I believe we should punish the perpetrators. I will not agree to restrict the freedoms of the vast numbers of people who abide by the concomitant responsibility and live lives of honesty and decency.

Punishing the perpetrators. Attacking the moral rot in certain subcultures in this country. There's your "new gun arguments" right there. But just hold that thought, for a moment. More from Mr. Leftist Hack "Journalist":

We desperately need a new politics of gun regulation in which law-abiding gun owners see the fight for tougher laws not as a form of disrespect for their culture...

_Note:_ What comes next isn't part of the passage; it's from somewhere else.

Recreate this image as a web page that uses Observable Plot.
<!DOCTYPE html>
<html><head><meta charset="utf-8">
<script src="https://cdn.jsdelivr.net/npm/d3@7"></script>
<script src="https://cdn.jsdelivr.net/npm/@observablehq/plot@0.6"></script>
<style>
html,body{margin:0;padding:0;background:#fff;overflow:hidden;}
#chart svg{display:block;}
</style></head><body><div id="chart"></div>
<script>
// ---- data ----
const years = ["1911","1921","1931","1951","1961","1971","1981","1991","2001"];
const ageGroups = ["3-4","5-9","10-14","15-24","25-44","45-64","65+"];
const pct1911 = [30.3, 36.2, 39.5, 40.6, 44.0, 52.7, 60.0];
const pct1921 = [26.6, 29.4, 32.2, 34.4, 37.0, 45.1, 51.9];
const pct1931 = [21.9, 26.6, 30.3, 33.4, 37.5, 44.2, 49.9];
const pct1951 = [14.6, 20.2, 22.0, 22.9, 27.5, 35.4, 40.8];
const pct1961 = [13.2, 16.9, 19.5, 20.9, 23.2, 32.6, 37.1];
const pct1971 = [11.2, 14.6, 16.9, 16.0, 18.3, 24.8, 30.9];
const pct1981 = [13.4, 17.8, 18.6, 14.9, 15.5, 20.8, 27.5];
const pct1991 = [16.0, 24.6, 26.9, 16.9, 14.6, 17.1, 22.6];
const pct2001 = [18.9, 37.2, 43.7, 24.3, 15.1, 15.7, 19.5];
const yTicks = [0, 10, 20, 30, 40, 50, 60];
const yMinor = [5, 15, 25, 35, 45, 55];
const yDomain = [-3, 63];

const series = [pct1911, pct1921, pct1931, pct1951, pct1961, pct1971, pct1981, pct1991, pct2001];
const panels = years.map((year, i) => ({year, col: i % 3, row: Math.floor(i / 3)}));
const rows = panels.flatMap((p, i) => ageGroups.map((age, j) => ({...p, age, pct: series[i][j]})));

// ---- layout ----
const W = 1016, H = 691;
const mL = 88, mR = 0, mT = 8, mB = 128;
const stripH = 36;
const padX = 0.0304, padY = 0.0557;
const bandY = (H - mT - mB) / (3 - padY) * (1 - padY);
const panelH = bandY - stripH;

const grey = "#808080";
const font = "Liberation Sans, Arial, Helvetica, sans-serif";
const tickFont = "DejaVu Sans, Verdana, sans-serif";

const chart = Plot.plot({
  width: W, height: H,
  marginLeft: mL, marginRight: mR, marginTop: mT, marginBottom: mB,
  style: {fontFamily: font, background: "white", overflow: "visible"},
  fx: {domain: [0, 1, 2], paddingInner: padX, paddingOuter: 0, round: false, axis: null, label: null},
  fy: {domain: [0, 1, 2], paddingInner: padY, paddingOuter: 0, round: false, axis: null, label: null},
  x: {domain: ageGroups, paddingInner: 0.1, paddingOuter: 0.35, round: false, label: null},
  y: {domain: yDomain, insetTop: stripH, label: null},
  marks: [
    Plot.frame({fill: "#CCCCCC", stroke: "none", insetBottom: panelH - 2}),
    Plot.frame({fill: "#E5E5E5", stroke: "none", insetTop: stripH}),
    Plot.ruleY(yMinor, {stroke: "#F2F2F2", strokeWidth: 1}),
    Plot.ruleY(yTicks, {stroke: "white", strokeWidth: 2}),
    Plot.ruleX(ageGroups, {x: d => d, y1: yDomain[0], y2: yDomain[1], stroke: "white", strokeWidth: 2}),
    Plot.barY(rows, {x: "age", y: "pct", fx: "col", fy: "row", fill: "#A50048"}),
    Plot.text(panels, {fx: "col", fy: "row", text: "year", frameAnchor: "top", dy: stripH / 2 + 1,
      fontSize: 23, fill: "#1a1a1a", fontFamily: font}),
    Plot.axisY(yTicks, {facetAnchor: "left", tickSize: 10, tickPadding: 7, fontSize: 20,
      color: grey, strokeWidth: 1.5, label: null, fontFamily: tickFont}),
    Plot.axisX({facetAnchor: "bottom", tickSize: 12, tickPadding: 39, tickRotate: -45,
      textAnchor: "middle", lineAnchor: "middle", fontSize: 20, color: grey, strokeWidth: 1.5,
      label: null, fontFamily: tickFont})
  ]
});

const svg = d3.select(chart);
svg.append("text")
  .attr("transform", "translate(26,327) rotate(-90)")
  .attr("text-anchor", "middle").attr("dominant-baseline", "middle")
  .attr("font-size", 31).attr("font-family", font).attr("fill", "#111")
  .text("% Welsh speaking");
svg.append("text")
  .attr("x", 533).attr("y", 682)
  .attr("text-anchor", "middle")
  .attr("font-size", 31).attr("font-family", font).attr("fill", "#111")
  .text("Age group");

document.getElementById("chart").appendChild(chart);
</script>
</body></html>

It'll never happen, and I'll tell you why -- because every time some blowhard politician starts making noise about "gun violence," he (or she, as the case may be) always, always ends up demonizing law-abiding gun owners (and the organizations many of them belong to, such as the National Rifle Association), professing some half-assed "support" for the Second Amendment and pooh-poohing our God-given rights, in short, insulting our culture, repeatedly. It'll be no different this month in New York, with the likes of Bloomberg, Menino and Anthony Williams -- three of the biggest gun-haters who ever walked, it's a surprise Dick "The Turd" Daley ain't there -- at that conference. (I hear people raising hell now and then, about the persecution of smokers because of what many perceive to be the political incorrectness of the habit. I always tell them, "it could be worse -- you could be a gun owner.") All the while, the aforementioned blowhard politicians whining about "gun violence" do and say not a damned thing to address the breakdown of the nuclear family, bad parenting, absence of positive male role models in the lives of this country's young men, the denigration of getting an education as "selling out," and the list goes on. It's not the guns that are the problem; it's a dysfunctional culture. And until we get started on fixing that, nothing is going to change. But don't expect any answers out of New York City this month; if you do, you'll be sorely disappointed.